Material supplied.

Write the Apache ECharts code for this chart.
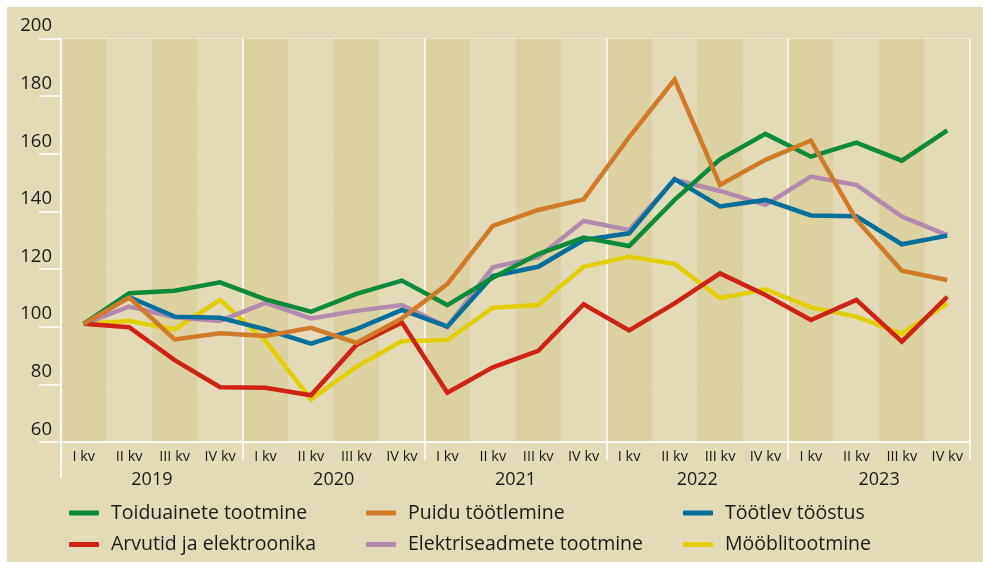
<!DOCTYPE html>
<html>
<head>
<meta charset="utf-8">
<script src="https://cdn.jsdelivr.net/npm/echarts/dist/echarts.min.js"></script>
<style>
  html, body { margin: 0; padding: 0; background: #ffffff; }
  #wrap { position: relative; width: 983px; height: 562px; background: #ffffff; }
  #main { position: absolute; left: 7px; top: 7px; width: 976px; height: 555px; background: #e3dbb8; }
</style>
</head>
<body>
<div id="wrap"><div id="main"></div></div>
<script>
// kategooriad
var quarters = ['I kv', 'II kv', 'III kv', 'IV kv',
                'I kv', 'II kv', 'III kv', 'IV kv',
                'I kv', 'II kv', 'III kv', 'IV kv',
                'I kv', 'II kv', 'III kv', 'IV kv',
                'I kv', 'II kv', 'III kv', 'IV kv'];
var years = ['2019', '2020', '2021', '2022', '2023'];

// y-telje märgid
var yMin = 60, yMax = 200, yStep = 20;

// seeriad
var toiduained = [101, 111.6, 112.5, 115.4, 109.5, 105.2, 111.4, 116, 107.5, 117, 125.2, 130.9, 128, 144, 158.1, 166.9, 159, 163.9, 157.6, 168.1];
var puit = [101, 110.1, 95.6, 97.7, 96.8, 99.6, 94.4, 102.9, 114.8, 135, 140.5, 144.2, 165.8, 185.7, 149.2, 157.9, 164.6, 137.1, 119.4, 116.2];
var tootlev = [101, 110.3, 103.5, 103.1, 99.1, 94.1, 99.2, 105.8, 100, 117.6, 120.8, 130.1, 132.4, 151.2, 141.7, 144, 138.6, 138.3, 128.6, 131.6];
var arvutid = [101, 99.8, 88.4, 79, 78.8, 76.2, 93.7, 101.5, 77.1, 85.9, 91.6, 107.8, 98.7, 108.1, 118.5, 111, 102.3, 109.3, 94.8, 110.4];
var elekter = [101, 107, 103.3, 102, 108.3, 102.9, 105.5, 107.5, 100, 120.6, 124.1, 136.7, 133.6, 151, 147.1, 142.3, 152.1, 149.2, 138.2, 131.8];
var moobel = [101, 102, 99.1, 109.3, 95, 74.8, 86.1, 95, 95.4, 106.6, 107.5, 120.8, 124.3, 121.8, 109.9, 113, 106.7, 103.5, 97.5, 108.1];

var names = ['Toiduainete tootmine', 'Puidu töötlemine', 'Töötlev tööstus',
             'Arvutid ja elektroonika', 'Elektriseadmete tootmine', 'Mööblitootmine'];
var colors = {
    'Toiduainete tootmine': '#0b8a3b',
    'Puidu töötlemine': '#d17b29',
    'Töötlev tööstus': '#046f9a',
    'Arvutid ja elektroonika': '#cf2213',
    'Elektriseadmete tootmine': '#b28aad',
    'Mööblitootmine': '#e1cf00'
};
var seriesData = {
    'Toiduainete tootmine': toiduained,
    'Puidu töötlemine': puit,
    'Töötlev tööstus': tootlev,
    'Arvutid ja elektroonika': arvutid,
    'Elektriseadmete tootmine': elekter,
    'Mööblitootmine': moobel
};
// joonistamise järjekord (alumine enne)
var drawOrder = ['Mööblitootmine', 'Elektriseadmete tootmine', 'Arvutid ja elektroonika',
                 'Töötlev tööstus', 'Toiduainete tootmine', 'Puidu töötlemine'];

var font = 'Open Sans';
var textColor = '#1a1a1a';
var white = '#ffffff';

var series = drawOrder.map(function(n){
    return {
        name: n,
        type: 'line',
        data: seriesData[n],
        symbol: 'none',
        lineStyle: { color: colors[n], width: 4.5, join: 'miter' },
        itemStyle: { color: colors[n] },
        animation: false
    };
});

function legendCol(left, items){
    return {
        orient: 'vertical',
        left: left,
        top: 496,
        padding: 0,
        itemGap: 11.6,
        itemWidth: 30,
        itemHeight: 5,
        icon: 'roundRect',
        selectedMode: false,
        data: items,
        textStyle: { fontFamily: font, fontSize: 19.5, color: textColor, lineHeight: 20, padding: [0, 0, 0, 7] }
    };
}

var chart = echarts.init(document.getElementById('main'), null, { renderer: 'canvas' });
chart.setOption({
    animation: false,
    grid: { left: 54, right: 13, top: 31.5, bottom: 120 },
    legend: [
        legendCol(62, [names[0], names[3]]),
        legendCol(359, [names[1], names[4]]),
        legendCol(676, [names[2], names[5]])
    ],
    // vasaku telje pikendus aastate reani
    graphic: [{
        type: 'line',
        shape: { x1: 54, y1: 435, x2: 54, y2: 471 },
        style: { stroke: white, lineWidth: 1.5 },
        silent: true
    }],
    xAxis: [
        {
            type: 'category',
            data: quarters,
            boundaryGap: true,
            axisLine: { show: true, lineStyle: { color: white, width: 1.5 } },
            axisTick: {
                show: true,
                length: 18,
                interval: function(i){ return i % 4 === 0; },
                lineStyle: { color: white, width: 1.5 }
            },
            axisLabel: { interval: 0, margin: 7, fontFamily: font, fontSize: 14.5, color: textColor },
            splitLine: {
                show: true,
                interval: function(i){ return i % 4 === 0; },
                lineStyle: { color: white, width: 1.5 }
            },
            splitArea: { show: true, interval: 0, areaStyle: { color: ['#dcd2a1', '#e3dbb8'] } }
        },
        {
            type: 'category',
            data: years,
            position: 'bottom',
            boundaryGap: true,
            axisLine: { show: false },
            axisTick: { show: false },
            axisLabel: { interval: 0, margin: 29, fontFamily: font, fontSize: 18, color: textColor },
            splitLine: { show: false }
        }
    ],
    yAxis: {
        type: 'value',
        min: yMin,
        max: yMax,
        interval: yStep,
        axisLine: { show: true, lineStyle: { color: white, width: 1.5 } },
        axisTick: { show: true, length: 22, lineStyle: { color: white, width: 1.5 } },
        axisLabel: {
            margin: 9,
            fontFamily: font,
            fontSize: 18.5,
            color: textColor,
            verticalAlign: 'bottom',
            padding: [0, 0, 3, 0]
        },
        splitLine: { show: true, lineStyle: { color: white, width: 1.5 } }
    },
    series: series
});
</script>
</body>
</html>
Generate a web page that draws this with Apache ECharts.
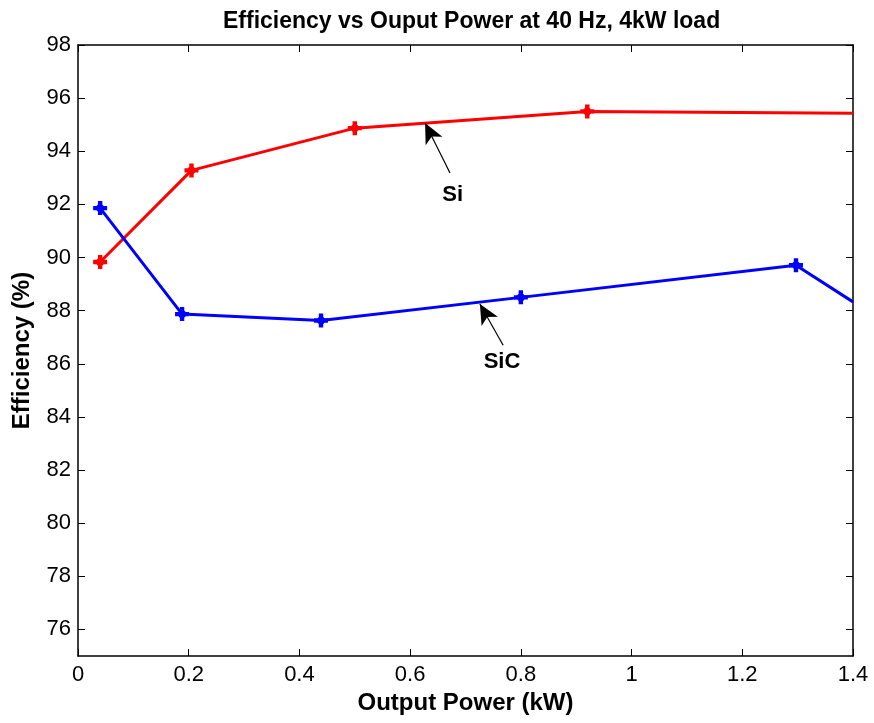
<!DOCTYPE html>
<html>
<head>
<meta charset="utf-8">
<script src="https://cdn.jsdelivr.net/npm/echarts@6/dist/echarts.min.js"></script>
<style>html,body{margin:0;padding:0;background:#fff;}#c{width:874px;height:723px;}</style>
</head>
<body>
<div id="c"></div>
<script>
// ---- data ----
const titleText = 'Efficiency vs Ouput Power at 40 Hz, 4kW load';
const xName = 'Output Power (kW)';
const yName = 'Efficiency (%)';
const siX = [0.04, 0.205, 0.50, 0.92, 1.40];
const siY = [89.83, 93.28, 94.87, 95.50, 95.43];
const sicX = [0.04, 0.188, 0.439, 0.80, 1.297, 1.40];
const sicY = [91.86, 87.87, 87.63, 88.50, 89.71, 88.33];
const xTicks = [0, 0.2, 0.4, 0.6, 0.8, 1, 1.2, 1.4];
const yTicks = [76, 78, 80, 82, 84, 86, 88, 90, 92, 94, 96, 98];
// annotation anchors (data coords): [label, tailX, tailY, tipX, tipY, textX, textY]
const siNote = ['Si', 0.672, 93.18, 0.627, 95.06, 0.677, 92.35];
const sicNote = ['SiC', 0.768, 86.70, 0.726, 88.25, 0.766, 86.06];

const plusSym = 'path://M-2.2,-7H2.2V-3.6L3.6,-2.2H7V2.2H3.6L2.2,3.6V7H-2.2V3.6L-3.6,2.2H-7V-2.2H-3.6L-2.2,-3.6Z';
const FONT = '"Liberation Sans", Arial, Helvetica, sans-serif';

function pts(xs, ys, lastNoSym) {
  return xs.map((x, i) => {
    const d = { value: [x, ys[i]] };
    if (lastNoSym && i === xs.length - 1) d.symbol = 'none';
    return d;
  });
}
function note(n) {
  return {
    markLine: {
      silent: true,
      symbol: ['none', 'arrow'],
      symbolSize: [14, 20],
      lineStyle: { color: '#000', width: 1.2, type: 'solid' },
      label: { show: false },
      data: [[{ coord: [n[1], n[2]] }, { coord: [n[3], n[4]] }]]
    },
    markPoint: {
      silent: true,
      symbol: 'circle', symbolSize: 0,
      label: { show: true, formatter: n[0], color: '#000', fontSize: 22, fontWeight: 'bold', fontFamily: FONT, position: 'inside' },
      data: [{ coord: [n[5], n[6]] }]
    }
  };
}

const chart = echarts.init(document.getElementById('c'), null, { renderer: 'canvas' });
const axisCommon = {
  type: 'value',
  axisLine: { show: true, onZero: false, lineStyle: { color: '#000', width: 1.5 } },
  splitLine: { show: false },
};
chart.setOption({
  animation: false,
  backgroundColor: '#fff',
  title: {
    text: titleText, left: 218, top: 5,
    textStyle: { fontFamily: FONT, fontSize: 23, fontWeight: 'bold', color: '#000' }
  },
  grid: { left: 78, right: 21, top: 45, bottom: 67, containLabel: false },
  xAxis: [
    Object.assign({}, axisCommon, {
      position: 'bottom', min: 0, max: 1.4,
      name: xName, nameLocation: 'middle', nameGap: 35,
      nameTextStyle: { fontFamily: FONT, fontSize: 24, fontWeight: 'bold', color: '#000' },
      axisTick: { show: true, inside: true, length: 7, customValues: xTicks, lineStyle: { color: '#000' } },
      axisLabel: { show: true, customValues: xTicks, margin: 8, fontFamily: FONT, fontSize: 22, color: '#000',
        formatter: v => String(Math.round(v * 10) / 10) }
    }),
    Object.assign({}, axisCommon, {
      position: 'top', min: 0, max: 1.4,
      axisTick: { show: true, inside: true, length: 7, customValues: xTicks, lineStyle: { color: '#000' } },
      axisLabel: { show: false }
    })
  ],
  yAxis: [
    Object.assign({}, axisCommon, {
      position: 'left', min: 75, max: 98,
      name: yName, nameLocation: 'middle', nameGap: 44,
      nameTextStyle: { fontFamily: FONT, fontSize: 24, fontWeight: 'bold', color: '#000' },
      axisTick: { show: true, inside: true, length: 7, customValues: yTicks, lineStyle: { color: '#000' } },
      axisLabel: { show: true, customValues: yTicks, margin: 7, fontFamily: FONT, fontSize: 22, color: '#000' }
    }),
    Object.assign({}, axisCommon, {
      position: 'right', min: 75, max: 98,
      axisTick: { show: true, inside: true, length: 7, customValues: yTicks, lineStyle: { color: '#000' } },
      axisLabel: { show: false }
    })
  ],
  series: [
    Object.assign({
      name: 'Si', type: 'line', data: pts(siX, siY, true),
      symbol: plusSym, symbolSize: 14, showAllSymbol: true,
      lineStyle: { color: '#ff0000', width: 3 },
      itemStyle: { color: '#ff0000' },
      clip: true, z: 3
    }, note(siNote)),
    Object.assign({
      name: 'SiC', type: 'line', data: pts(sicX, sicY, true),
      symbol: plusSym, symbolSize: 14, showAllSymbol: true,
      lineStyle: { color: '#0000ff', width: 3 },
      itemStyle: { color: '#0000ff' },
      clip: true, z: 3
    }, note(sicNote))
  ]
});
</script>
</body>
</html>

Direction.
Hand back the exact lines from the start of the entries to the line with "103.5, 97.5, 108.1];", both ends kept and pictures left out.

Complete answer.
Write the Apache ECharts code for this chart.
<!DOCTYPE html>
<html>
<head>
<meta charset="utf-8">
<script src="https://cdn.jsdelivr.net/npm/echarts/dist/echarts.min.js"></script>
<style>
  html, body { margin: 0; padding: 0; background: #ffffff; }
  #wrap { position: relative; width: 983px; height: 562px; background: #ffffff; }
  #main { position: absolute; left: 7px; top: 7px; width: 976px; height: 555px; background: #e3dbb8; }
</style>
</head>
<body>
<div id="wrap"><div id="main"></div></div>
<script>
// kategooriad
var quarters = ['I kv', 'II kv', 'III kv', 'IV kv',
                'I kv', 'II kv', 'III kv', 'IV kv',
                'I kv', 'II kv', 'III kv', 'IV kv',
                'I kv', 'II kv', 'III kv', 'IV kv',
                'I kv', 'II kv', 'III kv', 'IV kv'];
var years = ['2019', '2020', '2021', '2022', '2023'];

// y-telje märgid
var yMin = 60, yMax = 200, yStep = 20;

// seeriad
var toiduained = [101, 111.6, 112.5, 115.4, 109.5, 105.2, 111.4, 116, 107.5, 117, 125.2, 130.9, 128, 144, 158.1, 166.9, 159, 163.9, 157.6, 168.1];
var puit = [101, 110.1, 95.6, 97.7, 96.8, 99.6, 94.4, 102.9, 114.8, 135, 140.5, 144.2, 165.8, 185.7, 149.2, 157.9, 164.6, 137.1, 119.4, 116.2];
var tootlev = [101, 110.3, 103.5, 103.1, 99.1, 94.1, 99.2, 105.8, 100, 117.6, 120.8, 130.1, 132.4, 151.2, 141.7, 144, 138.6, 138.3, 128.6, 131.6];
var arvutid = [101, 99.8, 88.4, 79, 78.8, 76.2, 93.7, 101.5, 77.1, 85.9, 91.6, 107.8, 98.7, 108.1, 118.5, 111, 102.3, 109.3, 94.8, 110.4];
var elekter = [101, 107, 103.3, 102, 108.3, 102.9, 105.5, 107.5, 100, 120.6, 124.1, 136.7, 133.6, 151, 147.1, 142.3, 152.1, 149.2, 138.2, 131.8];
var moobel = [101, 102, 99.1, 109.3, 95, 74.8, 86.1, 95, 95.4, 106.6, 107.5, 120.8, 124.3, 121.8, 109.9, 113, 106.7, 103.5, 97.5, 108.1];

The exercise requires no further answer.